Set task: Leave out all pictures. Return exactly the lines from the top of the material through the line containing "plt.rcParams['mathtext.fontset'] = 'stix'".

## BEGIN Dataset extract

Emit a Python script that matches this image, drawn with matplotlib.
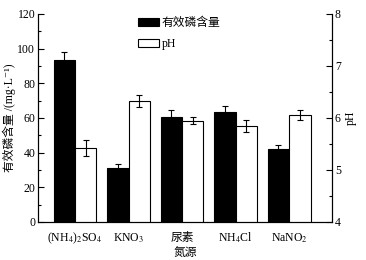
import numpy as np
import matplotlib
matplotlib.use("Agg")
import matplotlib.pyplot as plt
from matplotlib.ticker import MultipleLocator

plt.rcParams['font.family'] = ['Liberation Serif', 'Noto Sans CJK SC', 'DejaVu Serif']
plt.rcParams['mathtext.fontset'] = 'stix'

# data
sources = ["(NH$_4$)$_2$SO$_4$", "KNO$_3$", "尿素", "NH$_4$Cl", "NaNO$_2$"]
phosphorus = [93.2, 31.0, 60.7, 63.2, 42.0]
phosphorus_err = [5.0, 2.5, 4.2, 4.0, 2.5]
ph = [5.42, 6.33, 5.95, 5.85, 6.06]
ph_err = [0.15, 0.11, 0.07, 0.12, 0.10]

x = np.arange(len(sources))
w = 0.4

fig = plt.figure(figsize=(3.66, 2.6), dpi=100)
ax = fig.add_axes([38 / 366, 38 / 260, 294 / 366, 208 / 260])
ax2 = ax.twinx()

ax.bar(x - w / 2, phosphorus, w, color="black", edgecolor="black", linewidth=0.8,
       label="有效磷含量", zorder=2)
ax.errorbar(x - w / 2, phosphorus, yerr=phosphorus_err, fmt="none", ecolor="black",
            elinewidth=0.8, capsize=2.5, capthick=0.8, zorder=3)

ax2.bar(x + w / 2, np.array(ph) - 4, w, bottom=4, color="white", edgecolor="black",
        linewidth=0.8, label="pH", zorder=2)
ax2.errorbar(x + w / 2, ph, yerr=ph_err, fmt="none", ecolor="black",
             elinewidth=0.8, capsize=2.5, capthick=0.8, zorder=3)

ax.set_xlim(-0.69, 4.80)
ax.set_ylim(0, 120)
ax2.set_ylim(4, 8)
ax.yaxis.set_major_locator(MultipleLocator(20))
ax.yaxis.set_minor_locator(MultipleLocator(10))
ax2.yaxis.set_major_locator(MultipleLocator(1))
ax2.yaxis.set_minor_locator(MultipleLocator(0.5))

for a in (ax, ax2):
    a.spines["top"].set_visible(False)
    for s in a.spines.values():
        s.set_linewidth(0.8)
    a.tick_params(axis="y", which="both", direction="in", labelsize=8.5, width=0.8, pad=2)
    a.tick_params(axis="y", which="major", length=4)
    a.tick_params(axis="y", which="minor", length=2.5)

ax.set_xticks(x)
ax.set_xticklabels(sources)
ax.tick_params(axis="x", length=0, labelsize=8.5, pad=14)
for lbl in ax.get_xticklabels():
    lbl.set_verticalalignment("baseline")

ax.set_xlabel("氮源", fontsize=8.5, labelpad=1)
ax.set_ylabel("有效磷含量 /(mg·L⁻¹)", fontsize=8.5, labelpad=1)
ax2.set_ylabel("pH", fontsize=8.5, labelpad=3)

h1, l1 = ax.get_legend_handles_labels()
h2, l2 = ax2.get_legend_handles_labels()
ax.legend(h1 + h2, l1 + l2, loc="upper left", bbox_to_anchor=(0.34, 0.985),
          frameon=False, fontsize=8.5, handlelength=1.8, handleheight=0.6,
          handletextpad=0.2, labelspacing=0.75, borderpad=0, borderaxespad=0)

fig.savefig("out.png", dpi=100)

## END Dataset extract

Output for this task:
Emit a Python script that matches this image, drawn with matplotlib.
import numpy as np
import matplotlib
matplotlib.use("Agg")
import matplotlib.pyplot as plt
from matplotlib.ticker import MultipleLocator

plt.rcParams['font.family'] = ['Liberation Serif', 'Noto Sans CJK SC', 'DejaVu Serif']
plt.rcParams['mathtext.fontset'] = 'stix'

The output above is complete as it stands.